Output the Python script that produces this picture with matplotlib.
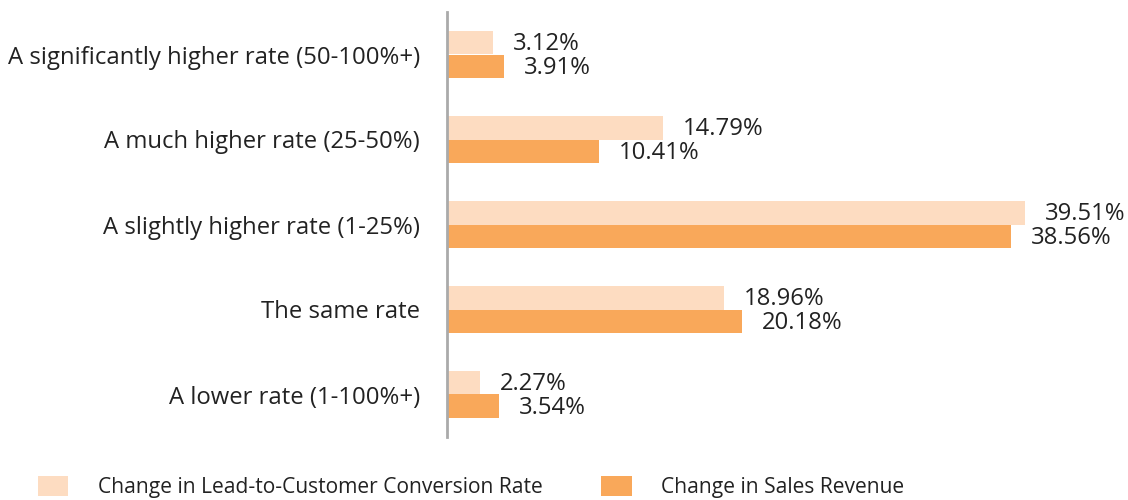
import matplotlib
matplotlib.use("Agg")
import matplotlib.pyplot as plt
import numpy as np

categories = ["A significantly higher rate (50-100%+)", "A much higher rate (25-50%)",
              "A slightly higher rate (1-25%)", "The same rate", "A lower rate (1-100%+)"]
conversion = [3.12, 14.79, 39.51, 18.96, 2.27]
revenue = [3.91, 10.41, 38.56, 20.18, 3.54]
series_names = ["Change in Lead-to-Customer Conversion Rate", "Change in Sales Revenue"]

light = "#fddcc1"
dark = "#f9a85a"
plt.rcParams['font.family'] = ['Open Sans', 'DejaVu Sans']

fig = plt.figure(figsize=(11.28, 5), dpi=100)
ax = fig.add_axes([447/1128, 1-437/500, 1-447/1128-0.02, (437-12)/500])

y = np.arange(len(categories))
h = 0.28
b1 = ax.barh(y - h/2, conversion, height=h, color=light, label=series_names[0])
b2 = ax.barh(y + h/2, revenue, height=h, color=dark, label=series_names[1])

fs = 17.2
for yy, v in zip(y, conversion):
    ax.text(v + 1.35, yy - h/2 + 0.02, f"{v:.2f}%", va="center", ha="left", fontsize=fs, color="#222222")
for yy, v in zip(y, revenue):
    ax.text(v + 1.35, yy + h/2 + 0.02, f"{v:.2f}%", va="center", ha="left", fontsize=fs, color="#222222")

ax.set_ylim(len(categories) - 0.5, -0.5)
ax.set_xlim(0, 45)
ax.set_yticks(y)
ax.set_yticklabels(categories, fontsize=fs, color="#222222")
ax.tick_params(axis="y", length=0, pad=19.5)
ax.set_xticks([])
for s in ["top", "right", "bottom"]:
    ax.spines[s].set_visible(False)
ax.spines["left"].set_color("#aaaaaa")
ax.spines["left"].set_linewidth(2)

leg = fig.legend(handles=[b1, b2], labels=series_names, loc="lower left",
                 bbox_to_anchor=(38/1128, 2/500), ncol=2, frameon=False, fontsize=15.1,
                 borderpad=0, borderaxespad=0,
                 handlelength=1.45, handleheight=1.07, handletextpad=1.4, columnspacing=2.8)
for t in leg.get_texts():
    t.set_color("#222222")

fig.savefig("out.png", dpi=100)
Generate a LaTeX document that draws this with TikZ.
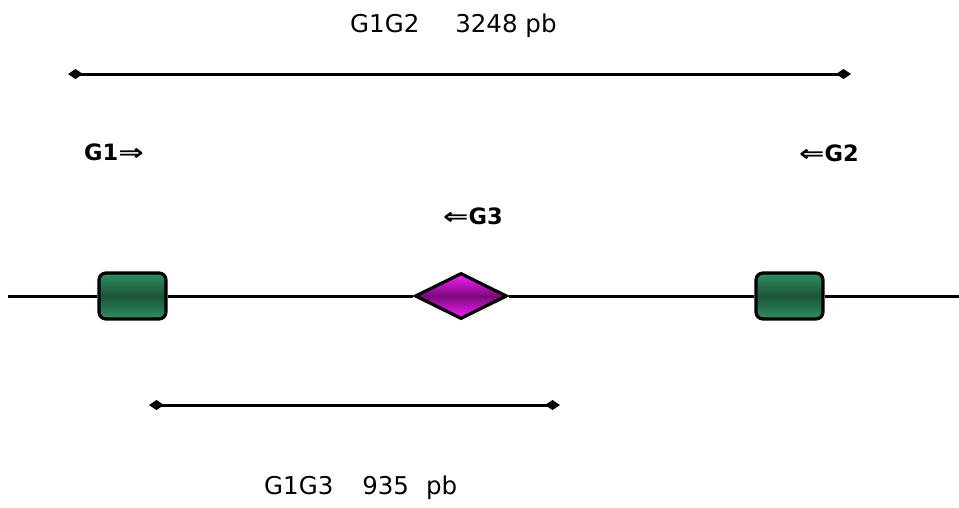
● ● ● ● ● ● ●
» PROBLEM DETAILS
Reproduce the full listing above verbatim, with no pictures included.

» FINISHED ANSWER
Output the Python script that produces this picture with matplotlib.
import matplotlib
matplotlib.use("Agg")
import matplotlib.pyplot as plt
import numpy as np

categories = ["A significantly higher rate (50-100%+)", "A much higher rate (25-50%)",
              "A slightly higher rate (1-25%)", "The same rate", "A lower rate (1-100%+)"]
conversion = [3.12, 14.79, 39.51, 18.96, 2.27]
revenue = [3.91, 10.41, 38.56, 20.18, 3.54]
series_names = ["Change in Lead-to-Customer Conversion Rate", "Change in Sales Revenue"]

light = "#fddcc1"
dark = "#f9a85a"
plt.rcParams['font.family'] = ['Open Sans', 'DejaVu Sans']

fig = plt.figure(figsize=(11.28, 5), dpi=100)
ax = fig.add_axes([447/1128, 1-437/500, 1-447/1128-0.02, (437-12)/500])

y = np.arange(len(categories))
h = 0.28
b1 = ax.barh(y - h/2, conversion, height=h, color=light, label=series_names[0])
b2 = ax.barh(y + h/2, revenue, height=h, color=dark, label=series_names[1])

fs = 17.2
for yy, v in zip(y, conversion):
    ax.text(v + 1.35, yy - h/2 + 0.02, f"{v:.2f}%", va="center", ha="left", fontsize=fs, color="#222222")
for yy, v in zip(y, revenue):
    ax.text(v + 1.35, yy + h/2 + 0.02, f"{v:.2f}%", va="center", ha="left", fontsize=fs, color="#222222")

ax.set_ylim(len(categories) - 0.5, -0.5)
ax.set_xlim(0, 45)
ax.set_yticks(y)
ax.set_yticklabels(categories, fontsize=fs, color="#222222")
ax.tick_params(axis="y", length=0, pad=19.5)
ax.set_xticks([])
for s in ["top", "right", "bottom"]:
    ax.spines[s].set_visible(False)
ax.spines["left"].set_color("#aaaaaa")
ax.spines["left"].set_linewidth(2)

leg = fig.legend(handles=[b1, b2], labels=series_names, loc="lower left",
                 bbox_to_anchor=(38/1128, 2/500), ncol=2, frameon=False, fontsize=15.1,
                 borderpad=0, borderaxespad=0,
                 handlelength=1.45, handleheight=1.07, handletextpad=1.4, columnspacing=2.8)
for t in leg.get_texts():
    t.set_color("#222222")

fig.savefig("out.png", dpi=100)
Generate a LaTeX document that draws this with TikZ.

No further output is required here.